I spent a large portion of my career as an individual contributor. But today I live and breathe collaboration, and the time I spend working with and managing my team of communicators here at PGi makes for some of the most rewarding moments in my day.
Except here’s the rub: the other parts of my job involve a great deal of travel and work away from our Atlanta headquarters. And my team also has the freedom to work remotely as their responsibilities and workload allow, much like the 70% of workers in our recent survey.
How do you effectively manage teleworkers, especially when you’re a teleworker too?
Trust – on Both Sides
Building an effective remote team hinges primarily on trust. It’s the trust that your workers are doing what you pay them to do, even if you’re not always there to check in. While a lot of the personality traits and behaviors required for telecommuting can be vetted during the hiring process, you never really know until someone comes on full-time whether their personality is a good teleworking fit. That level of trust is earned, and it’s earned over time.
But that street runs both ways. If you’re going to be an effective teleworking manager, your team needs to trust in you as well. They need to know that you’re still there to solve problems, break up workflow and political logjams and give direction as needed, whenever needed.
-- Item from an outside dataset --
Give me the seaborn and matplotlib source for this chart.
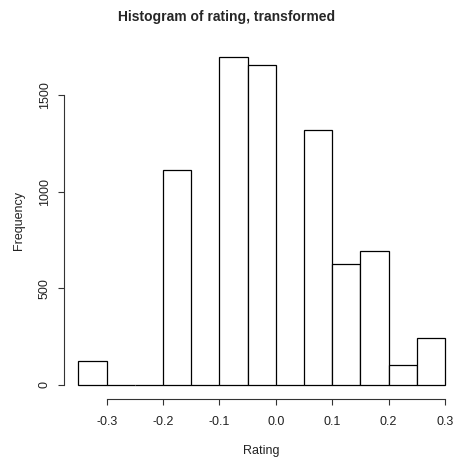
import matplotlib
matplotlib.use("Agg")
import matplotlib.pyplot as plt
import seaborn as sns
import numpy as np

# Data
bin_edges = [-0.35, -0.30, -0.25, -0.20, -0.15, -0.10, -0.05, 0.00, 0.05, 0.10, 0.15, 0.20, 0.25, 0.30]
counts = [125, 0, 0, 1115, 0, 1700, 1657, 0, 1322, 624, 694, 104, 244]
x_ticks = [-0.3, -0.2, -0.1, 0.0, 0.1, 0.2, 0.3]
x_tick_labels = ["-0.3", "-0.2", "-0.1", "0.0", "0.1", "0.2", "0.3"]
y_ticks = [0, 500, 1000, 1500]
title = "Histogram of rating, transformed"
x_label = "Rating"
y_label = "Frequency"

sns.set_theme(style="white")
plt.rcParams["font.family"] = ["Liberation Sans", "DejaVu Sans"]

centers = [(bin_edges[i] + bin_edges[i + 1]) / 2 for i in range(len(counts))]

fig = plt.figure(figsize=(4.53, 4.59), dpi=100)
ax = fig.add_axes([63.8 / 453, (459 - 398) / 459, (459.7 - 63.8) / 453, (398 - 43.6) / 459])

sns.histplot(x=centers, weights=counts, bins=bin_edges, ax=ax,
             color="white", edgecolor="black", linewidth=0.9, alpha=1.0)

ax.set_xlim(-0.376, 0.326)
ax.set_ylim(-68, 1768)
ax.set_xticks(x_ticks)
ax.set_xticklabels(x_tick_labels)
ax.set_yticks(y_ticks)
ax.set_yticklabels([str(v) for v in y_ticks], rotation=90, va="center")

for s in ["top", "right"]:
    ax.spines[s].set_visible(False)
ax.spines["left"].set_bounds(0, 1500)
ax.spines["bottom"].set_bounds(-0.3, 0.3)
ax.spines["left"].set_color("#333333")
ax.spines["bottom"].set_color("#333333")
ax.spines["left"].set_linewidth(0.8)
ax.spines["bottom"].set_linewidth(0.8)
ax.spines["bottom"].set_position(("outward", 1))
ax.tick_params(axis="both", which="both", direction="out", length=4.5, width=0.8,
               color="#333333", bottom=True, left=True, labelcolor="#222222",
               labelsize=9)
ax.tick_params(axis="x", pad=7.5)
ax.tick_params(axis="y", pad=5)
ax.grid(False)

ax.set_xlabel(x_label, fontsize=9, labelpad=12, color="#222222")
ax.set_ylabel(y_label, fontsize=9, labelpad=10, color="#222222")
fig.text(0.5, 1 - 17 / 459, title, ha="center", va="center", fontsize=10, fontweight="bold")

fig.savefig("out.png", dpi=100)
If you’re not holding up your end of the bargain, the whole relationship falls apart—and it won’t be your team’s fault.
Setting the Standards
Regardless of your personal work style and methods, telecommuting is impossible if you’re not properly technologically equipped. Being able to sift through the noise of emails, texts, calls, calendar invites and meetings, all while working primarily away from a desk on a smartphone or tablet, can make it daunting simply getting your bearings, much less getting any work done.
Set the standards of efficiency and collaboration amongst your team. Utilize all of the tools your team is equipped with for remote collaboration, whether it’s file and document sharing, web conferencing, social business platforms or internal messaging and presence tools. Your team will look to you as the telecommuting example; if you want them using a tool, you better be prepared to master it yourself.
Keeping the Door Open
I try my best to keep an open door policy for my team. I, like most managers, keep a busy schedule; but if someone really needs me, they can pop by quickly for a chat.
Many people feel this experience is lost when you or your team (or both) are telecommuting, but it simply doesn’t have to be the case. There are any number of ways to reach me when I’m not in the office, thanks to how ubiquitous our smart mobile devices have become. Sending me a quick email is no different than poking your head in my door to see if I’m free. And I can easily answer a call or jump into my iMeet® room straight from my smartphone, maintaining the level of availability and accessibility I strive to offer my team and keeping the virtual door open, as it were.
Telecommuting is more than just sending an IM or email or jumping into a virtual meeting. It is a series of practices, processes and philosophies, on the parts of managers and employees that makes remote work possible.